Action (learning by doing and experiencing) is a key component in constructivist models of education, including the kind of teaching and learning common to all IB programmes. Service, as a subset of action, has always been a shared value of the IB community. IB learners strive to be caring members of the community who demonstrate a personal commitment to service, and act to make a positive difference to the lives of others and to the environment. IB World Schools value service with others as an important way to engage in principled action across a range of overlapping local and global communities. Through responsible action, tightly connected with sustained inquiry and critical reflection, young people and adults can develop the kinds of attributes described by the learner profile that are essential for success in future academic pursuits and for adult life .
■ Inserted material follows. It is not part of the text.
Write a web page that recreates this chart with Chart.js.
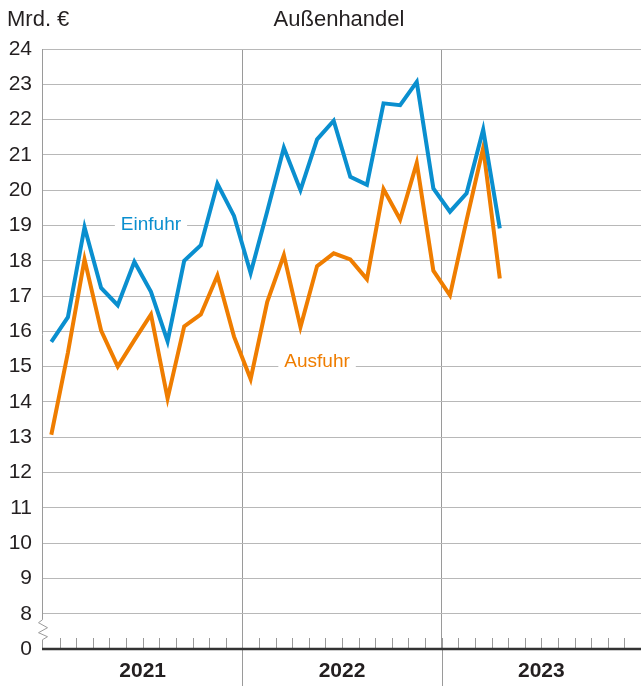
<!DOCTYPE html>
<html>
<head>
<meta charset="utf-8">
<script src="https://cdn.jsdelivr.net/npm/chart.js@4"></script>
<style>
html,body{margin:0;padding:0;background:#fff;}
#c{display:block;}
</style>
</head>
<body>
<canvas id="c" width="641" height="686"></canvas>
<script>
// ---- data (Mrd. €), monthly Jan 2021 – Apr 2023 ----
const months = ['2021-01','2021-02','2021-03','2021-04','2021-05','2021-06','2021-07','2021-08','2021-09','2021-10','2021-11','2021-12',
                '2022-01','2022-02','2022-03','2022-04','2022-05','2022-06','2022-07','2022-08','2022-09','2022-10','2022-11','2022-12',
                '2023-01','2023-02','2023-03','2023-04'];
const einfuhr = [15.7, 16.4, 18.95, 17.23, 16.74, 17.97, 17.12, 15.72, 18.0, 18.44, 20.18, 19.27,
                 17.65, 19.4, 21.2, 20.0, 21.44, 21.97, 20.38, 20.15, 22.46, 22.41, 23.07, 20.05,
                 19.39, 19.91, 21.72, 18.92];
const ausfuhr = [13.07, 15.4, 18.04, 16.02, 15.0, 15.75, 16.48, 14.1, 16.14, 16.48, 17.58, 15.85,
                 14.65, 16.84, 18.16, 16.12, 17.85, 18.21, 18.04, 17.48, 20.03, 19.17, 20.77, 17.72,
                 17.02, 19.15, 21.2, 17.5];
const years = ['2021', '2022', '2023'];
const yTickValues = [7, 8, 9, 10, 11, 12, 13, 14, 15, 16, 17, 18, 19, 20, 21, 22, 23, 24]; // 7 is drawn as "0" (axis break)
const yTickLabels = ['0', '8', '9', '10', '11', '12', '13', '14', '15', '16', '17', '18', '19', '20', '21', '22', '23', '24'];
const seriesNames = ['Einfuhr', 'Ausfuhr'];
const title = 'Außenhandel';
const unit = 'Mrd. €';

const BLUE = '#0a8fcf';
const ORANGE = '#ef7d00';
const TEXT = '#231f20';
const GRID = '#b8b8b8';
const AXIS = '#9a9a9a';
const FONT = "'Liberation Sans', Arial, sans-serif";

const monthsPerYear = 12;
const totalMonths = years.length * monthsPerYear;
const boundaries = years.slice(1).map((_, i) => (i + 1) * monthsPerYear - 0.5);
const centers = years.map((_, i) => i * monthsPerYear + monthsPerYear / 2 - 0.5);

const decorPlugin = {
  id: 'decor',
  afterDatasetsDraw(chart) {
    const ctx = chart.ctx;
    const xs = chart.scales.x, ys = chart.scales.y;
    const area = chart.chartArea;
    ctx.save();
    // month ticks pointing up from the baseline
    ctx.strokeStyle = AXIS;
    ctx.lineWidth = 1;
    for (let i = 1; i < totalMonths; i++) {
      const x = Math.round(xs.getPixelForValue(i - 0.5)) + 0.5;
      ctx.beginPath();
      ctx.moveTo(x, area.bottom - 11);
      ctx.lineTo(x, area.bottom);
      ctx.stroke();
    }
    // year separators extending below the plot
    boundaries.forEach(b => {
      const x = Math.round(xs.getPixelForValue(b)) + 0.5;
      ctx.beginPath();
      ctx.moveTo(x, area.bottom);
      ctx.lineTo(x, chart.height);
      ctx.stroke();
    });
    // y axis line with break
    const x0 = Math.round(area.left) - 0.5;
    const y8 = ys.getPixelForValue(8);
    const yb = area.bottom;
    ctx.beginPath();
    ctx.moveTo(x0, area.top);
    ctx.lineTo(x0, y8 + 6);
    ctx.lineTo(x0 - 4, y8 + 9);
    ctx.lineTo(x0 + 5, y8 + 14);
    ctx.lineTo(x0 - 4, y8 + 19);
    ctx.lineTo(x0 + 5, y8 + 23);
    ctx.lineTo(x0, y8 + 26);
    ctx.lineTo(x0, yb);
    ctx.stroke();
    // baseline
    ctx.strokeStyle = '#333';
    ctx.lineWidth = 2.5;
    ctx.beginPath();
    ctx.moveTo(area.left - 1, yb);
    ctx.lineTo(area.right, yb);
    ctx.stroke();

    // series labels with white background
    ctx.font = '19px ' + FONT;
    ctx.textAlign = 'center';
    ctx.textBaseline = 'middle';
    const lab = [
      {t: seriesNames[0], x: 6, y: 19.05, c: BLUE},
      {t: seriesNames[1], x: 16, y: 15.17, c: ORANGE}
    ];
    lab.forEach(l => {
      const px = xs.getPixelForValue(l.x), py = ys.getPixelForValue(l.y);
      const w = ctx.measureText(l.t).width;
      ctx.fillStyle = '#fff';
      ctx.fillRect(px - w / 2 - 6, py - 10, w + 12, 20);
      ctx.fillStyle = l.c;
      ctx.fillText(l.t, px, py + 1);
    });

    // title and unit
    ctx.fillStyle = TEXT;
    ctx.font = '22px ' + FONT;
    ctx.textBaseline = 'middle';
    ctx.textAlign = 'left';
    ctx.fillText(unit, 7, 20);
    ctx.textAlign = 'center';
    ctx.fillText(title, 339, 20);
    ctx.restore();
  }
};

new Chart(document.getElementById('c'), {
  type: 'line',
  data: {
    datasets: [
      {label: seriesNames[0], data: einfuhr.map((v, i) => ({x: i, y: v})), borderColor: BLUE},
      {label: seriesNames[1], data: ausfuhr.map((v, i) => ({x: i, y: v})), borderColor: ORANGE}
    ]
  },
  options: {
    responsive: false,
    animation: false,
    devicePixelRatio: 1,
    layout: {padding: {top: 49, right: 0, bottom: 0, left: 0}},
    elements: {
      line: {borderWidth: 4, tension: 0, borderJoinStyle: 'miter', borderCapStyle: 'butt', fill: false},
      point: {radius: 0, hoverRadius: 0}
    },
    plugins: {legend: {display: false}, tooltip: {enabled: false}, title: {display: false}},
    scales: {
      x: {
        type: 'linear',
        min: -0.5,
        max: totalMonths - 0.5,
        afterBuildTicks(scale) {
          scale.ticks = boundaries.map(v => ({value: v})).concat(centers.map(v => ({value: v})));
        },
        afterFit(scale) { scale.height = 37; },
        grid: {
          drawTicks: false,
          color: c => (c.tick && boundaries.includes(c.tick.value)) ? AXIS : 'rgba(0,0,0,0)',
          lineWidth: 1
        },
        border: {display: false},
        ticks: {
          autoSkip: false,
          maxRotation: 0,
          minRotation: 0,
          padding: 10,
          color: TEXT,
          font: {family: FONT, size: 21, weight: 'bold'},
          callback: v => {
            const idx = centers.indexOf(v);
            return idx >= 0 ? years[idx] : '';
          }
        }
      },
      y: {
        type: 'linear',
        min: yTickValues[0],
        max: yTickValues[yTickValues.length - 1],
        afterBuildTicks(scale) {
          scale.ticks = yTickValues.map(v => ({value: v}));
        },
        afterFit(scale) { scale.width = 43; },
        grid: {
          drawTicks: false,
          color: c => (c.tick && c.tick.value === yTickValues[0]) ? 'rgba(0,0,0,0)' : GRID,
          lineWidth: 1
        },
        border: {display: false},
        ticks: {
          padding: 11,
          color: TEXT,
          font: {family: FONT, size: 21},
          callback: v => {
            const idx = yTickValues.indexOf(v);
            return idx >= 0 ? yTickLabels[idx] : '';
          }
        }
      }
    }
  },
  plugins: [decorPlugin]
});
</script>
</body>
</html>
Service requires that students are able to build authentic connections between what they learn in the classroom and what they encounter in the community. When connected to classroom learning, the experience of service offers opportunities to apply concepts, both skills and knowledge, as students explore the community in its complexity, gain personal insight, develop existing and new skills, and grow in confidence and responsibility as they become “actors” in the “real world” beyond school.
MYP learning outcomes for service
With appropriate guidance and support, MYP students should, through their engagement with service as
- become more aware of their own strengths and areas for growth
- undertake challenges that develop new skills
- discuss, evaluate and plan student-initiated activities
- persevere in action
- work collaboratively with others
- develop international-mindedness through global engagement, multilingualism and intercultural understanding
- consider the ethical implications of their actions.
These learning outcomes identify the substance of students’ self-reflection on service as action. All of these learning outcomes are closely associated with IB learner profile attributes and ATL skills. Through their participation in service, students can become more confident, self-regulated learners.